((

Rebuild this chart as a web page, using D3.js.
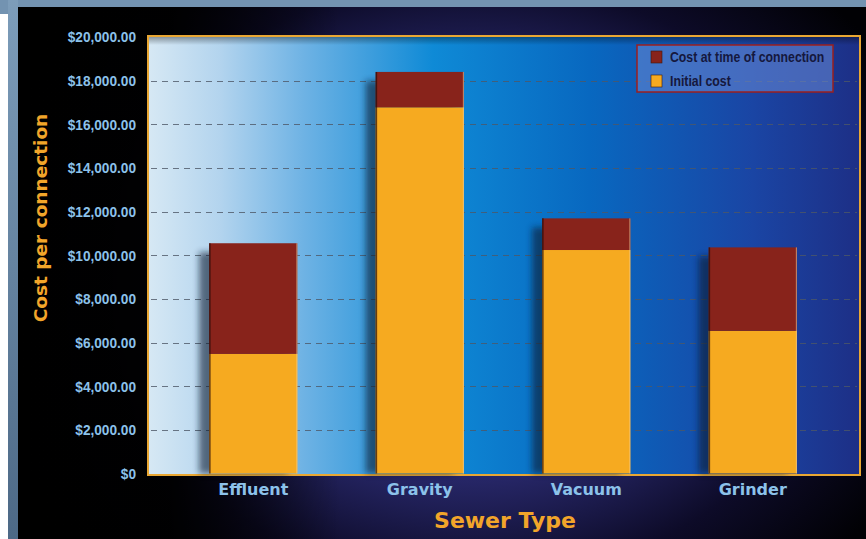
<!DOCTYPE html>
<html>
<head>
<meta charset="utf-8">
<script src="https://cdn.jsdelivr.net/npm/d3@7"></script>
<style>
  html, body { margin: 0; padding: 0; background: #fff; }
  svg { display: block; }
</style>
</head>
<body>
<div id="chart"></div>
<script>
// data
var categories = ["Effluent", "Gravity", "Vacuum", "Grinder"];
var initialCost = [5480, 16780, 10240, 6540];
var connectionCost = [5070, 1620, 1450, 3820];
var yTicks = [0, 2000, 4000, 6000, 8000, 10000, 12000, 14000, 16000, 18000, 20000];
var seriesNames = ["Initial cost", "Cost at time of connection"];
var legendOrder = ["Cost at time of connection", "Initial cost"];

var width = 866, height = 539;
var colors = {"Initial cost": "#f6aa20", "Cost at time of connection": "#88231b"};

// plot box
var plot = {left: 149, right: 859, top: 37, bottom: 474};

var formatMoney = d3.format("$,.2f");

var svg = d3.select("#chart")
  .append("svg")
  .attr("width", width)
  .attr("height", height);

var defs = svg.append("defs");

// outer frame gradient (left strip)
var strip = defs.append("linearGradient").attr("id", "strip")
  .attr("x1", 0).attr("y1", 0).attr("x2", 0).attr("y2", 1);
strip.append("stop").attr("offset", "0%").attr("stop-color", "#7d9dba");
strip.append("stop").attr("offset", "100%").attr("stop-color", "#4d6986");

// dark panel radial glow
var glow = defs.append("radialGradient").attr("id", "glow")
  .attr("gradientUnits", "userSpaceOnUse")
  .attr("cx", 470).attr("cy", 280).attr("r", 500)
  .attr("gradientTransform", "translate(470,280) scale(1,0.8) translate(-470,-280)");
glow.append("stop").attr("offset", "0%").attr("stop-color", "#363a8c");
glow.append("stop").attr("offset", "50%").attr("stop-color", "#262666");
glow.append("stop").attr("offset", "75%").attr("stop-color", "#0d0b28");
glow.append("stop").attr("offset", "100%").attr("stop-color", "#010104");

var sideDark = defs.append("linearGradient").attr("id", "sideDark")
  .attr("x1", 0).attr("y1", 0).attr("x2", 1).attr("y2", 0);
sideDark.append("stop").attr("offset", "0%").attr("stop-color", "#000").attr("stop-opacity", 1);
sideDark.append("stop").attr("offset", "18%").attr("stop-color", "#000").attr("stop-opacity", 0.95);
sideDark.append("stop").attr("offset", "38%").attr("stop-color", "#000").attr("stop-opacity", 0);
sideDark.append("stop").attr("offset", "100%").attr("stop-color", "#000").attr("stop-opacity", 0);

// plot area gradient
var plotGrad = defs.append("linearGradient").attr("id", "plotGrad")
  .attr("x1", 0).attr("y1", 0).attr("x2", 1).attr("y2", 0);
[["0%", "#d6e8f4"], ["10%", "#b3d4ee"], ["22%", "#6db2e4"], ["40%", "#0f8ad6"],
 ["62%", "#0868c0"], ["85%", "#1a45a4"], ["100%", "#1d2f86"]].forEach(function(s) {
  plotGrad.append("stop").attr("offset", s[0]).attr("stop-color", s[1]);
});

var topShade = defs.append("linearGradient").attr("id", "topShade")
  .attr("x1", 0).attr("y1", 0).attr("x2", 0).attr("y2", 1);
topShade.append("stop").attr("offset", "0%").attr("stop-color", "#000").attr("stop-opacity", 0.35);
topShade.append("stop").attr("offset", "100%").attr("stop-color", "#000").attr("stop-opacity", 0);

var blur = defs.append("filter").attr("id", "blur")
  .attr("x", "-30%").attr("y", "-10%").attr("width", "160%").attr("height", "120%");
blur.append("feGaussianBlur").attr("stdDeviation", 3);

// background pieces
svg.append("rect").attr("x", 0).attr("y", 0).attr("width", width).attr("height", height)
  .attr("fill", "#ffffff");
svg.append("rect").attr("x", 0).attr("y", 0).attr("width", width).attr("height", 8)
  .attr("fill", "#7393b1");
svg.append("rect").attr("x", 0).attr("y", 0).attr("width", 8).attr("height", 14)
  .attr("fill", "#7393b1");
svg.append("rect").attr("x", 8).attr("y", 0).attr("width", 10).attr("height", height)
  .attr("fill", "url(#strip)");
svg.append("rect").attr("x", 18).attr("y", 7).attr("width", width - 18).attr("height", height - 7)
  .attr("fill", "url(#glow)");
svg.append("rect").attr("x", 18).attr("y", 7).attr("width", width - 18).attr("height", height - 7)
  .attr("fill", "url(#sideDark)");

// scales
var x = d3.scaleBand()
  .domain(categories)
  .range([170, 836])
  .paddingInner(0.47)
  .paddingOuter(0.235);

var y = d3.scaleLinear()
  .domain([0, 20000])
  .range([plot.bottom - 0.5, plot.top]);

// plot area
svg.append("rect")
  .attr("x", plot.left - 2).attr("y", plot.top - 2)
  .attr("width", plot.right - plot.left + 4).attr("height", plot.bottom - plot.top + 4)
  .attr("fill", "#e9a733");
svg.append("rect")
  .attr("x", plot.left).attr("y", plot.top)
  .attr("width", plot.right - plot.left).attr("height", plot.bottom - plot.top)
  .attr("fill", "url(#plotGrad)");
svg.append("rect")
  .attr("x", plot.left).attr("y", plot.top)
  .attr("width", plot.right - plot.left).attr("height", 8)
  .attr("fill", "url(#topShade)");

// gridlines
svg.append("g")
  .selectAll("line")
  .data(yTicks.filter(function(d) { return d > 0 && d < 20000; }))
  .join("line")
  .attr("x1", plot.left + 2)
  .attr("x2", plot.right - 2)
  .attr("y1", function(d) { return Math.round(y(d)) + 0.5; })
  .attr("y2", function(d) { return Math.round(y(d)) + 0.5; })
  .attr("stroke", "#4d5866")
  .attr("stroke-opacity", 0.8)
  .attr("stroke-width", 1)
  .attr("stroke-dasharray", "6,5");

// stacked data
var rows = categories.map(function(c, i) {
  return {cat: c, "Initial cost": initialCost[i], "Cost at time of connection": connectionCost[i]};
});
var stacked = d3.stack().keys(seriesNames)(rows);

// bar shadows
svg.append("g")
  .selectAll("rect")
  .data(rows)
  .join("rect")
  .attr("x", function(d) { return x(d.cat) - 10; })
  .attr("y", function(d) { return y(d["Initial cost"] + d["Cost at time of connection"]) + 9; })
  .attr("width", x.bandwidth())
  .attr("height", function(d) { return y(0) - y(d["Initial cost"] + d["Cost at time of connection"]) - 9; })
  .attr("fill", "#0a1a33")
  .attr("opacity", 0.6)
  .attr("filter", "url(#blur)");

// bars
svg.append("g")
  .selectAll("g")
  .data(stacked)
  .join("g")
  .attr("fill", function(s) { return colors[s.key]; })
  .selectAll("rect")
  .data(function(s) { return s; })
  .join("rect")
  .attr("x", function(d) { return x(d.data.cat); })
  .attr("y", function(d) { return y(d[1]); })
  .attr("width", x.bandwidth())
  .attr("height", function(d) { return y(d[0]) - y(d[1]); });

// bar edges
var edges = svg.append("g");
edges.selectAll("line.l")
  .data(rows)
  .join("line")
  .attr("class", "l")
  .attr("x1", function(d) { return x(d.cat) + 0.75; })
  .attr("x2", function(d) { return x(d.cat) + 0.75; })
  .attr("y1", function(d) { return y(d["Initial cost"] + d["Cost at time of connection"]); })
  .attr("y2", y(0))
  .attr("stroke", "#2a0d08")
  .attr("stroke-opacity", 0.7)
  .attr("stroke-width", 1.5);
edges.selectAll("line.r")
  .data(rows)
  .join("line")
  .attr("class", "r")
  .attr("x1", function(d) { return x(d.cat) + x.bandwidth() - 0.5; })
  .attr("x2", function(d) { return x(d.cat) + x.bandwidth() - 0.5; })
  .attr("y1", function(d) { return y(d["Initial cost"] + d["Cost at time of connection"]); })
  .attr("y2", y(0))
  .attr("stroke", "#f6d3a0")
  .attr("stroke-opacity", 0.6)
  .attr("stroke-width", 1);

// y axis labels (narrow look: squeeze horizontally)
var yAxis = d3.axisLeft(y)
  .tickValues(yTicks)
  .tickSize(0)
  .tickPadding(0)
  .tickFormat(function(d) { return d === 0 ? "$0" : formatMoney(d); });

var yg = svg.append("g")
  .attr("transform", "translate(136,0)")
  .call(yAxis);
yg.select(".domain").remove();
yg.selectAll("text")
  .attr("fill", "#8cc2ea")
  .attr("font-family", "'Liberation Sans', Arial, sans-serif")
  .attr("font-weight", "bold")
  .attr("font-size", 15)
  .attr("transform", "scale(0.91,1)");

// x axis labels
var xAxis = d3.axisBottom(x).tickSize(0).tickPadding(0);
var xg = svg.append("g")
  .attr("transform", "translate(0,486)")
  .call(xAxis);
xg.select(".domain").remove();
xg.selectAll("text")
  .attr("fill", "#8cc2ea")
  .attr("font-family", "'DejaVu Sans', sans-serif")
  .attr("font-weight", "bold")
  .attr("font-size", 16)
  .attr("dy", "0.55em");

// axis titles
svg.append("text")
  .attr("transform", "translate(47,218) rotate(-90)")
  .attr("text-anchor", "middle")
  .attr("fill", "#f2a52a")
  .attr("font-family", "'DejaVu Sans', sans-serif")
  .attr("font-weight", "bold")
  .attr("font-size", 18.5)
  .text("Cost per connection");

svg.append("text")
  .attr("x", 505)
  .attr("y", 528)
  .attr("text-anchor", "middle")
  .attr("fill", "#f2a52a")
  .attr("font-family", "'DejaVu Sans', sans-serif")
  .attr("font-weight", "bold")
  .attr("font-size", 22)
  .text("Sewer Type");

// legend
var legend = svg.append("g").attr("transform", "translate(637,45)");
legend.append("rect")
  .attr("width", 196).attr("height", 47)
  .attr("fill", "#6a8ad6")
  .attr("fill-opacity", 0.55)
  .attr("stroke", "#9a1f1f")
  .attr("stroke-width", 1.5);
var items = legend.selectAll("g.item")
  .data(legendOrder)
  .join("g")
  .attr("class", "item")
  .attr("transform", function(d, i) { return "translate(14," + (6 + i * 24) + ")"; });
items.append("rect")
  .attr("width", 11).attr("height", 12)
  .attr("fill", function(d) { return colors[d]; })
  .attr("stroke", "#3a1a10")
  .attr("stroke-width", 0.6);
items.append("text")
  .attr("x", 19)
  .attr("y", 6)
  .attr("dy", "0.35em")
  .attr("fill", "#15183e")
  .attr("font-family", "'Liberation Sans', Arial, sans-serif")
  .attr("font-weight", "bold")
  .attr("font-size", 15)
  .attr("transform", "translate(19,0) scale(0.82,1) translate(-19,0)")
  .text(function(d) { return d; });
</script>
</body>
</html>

))

■ **GIVEN REQUEST**
Count the lines of the material that include the word "chart", then report only the total.

■ **SOLUTION TO THIS TASK**
3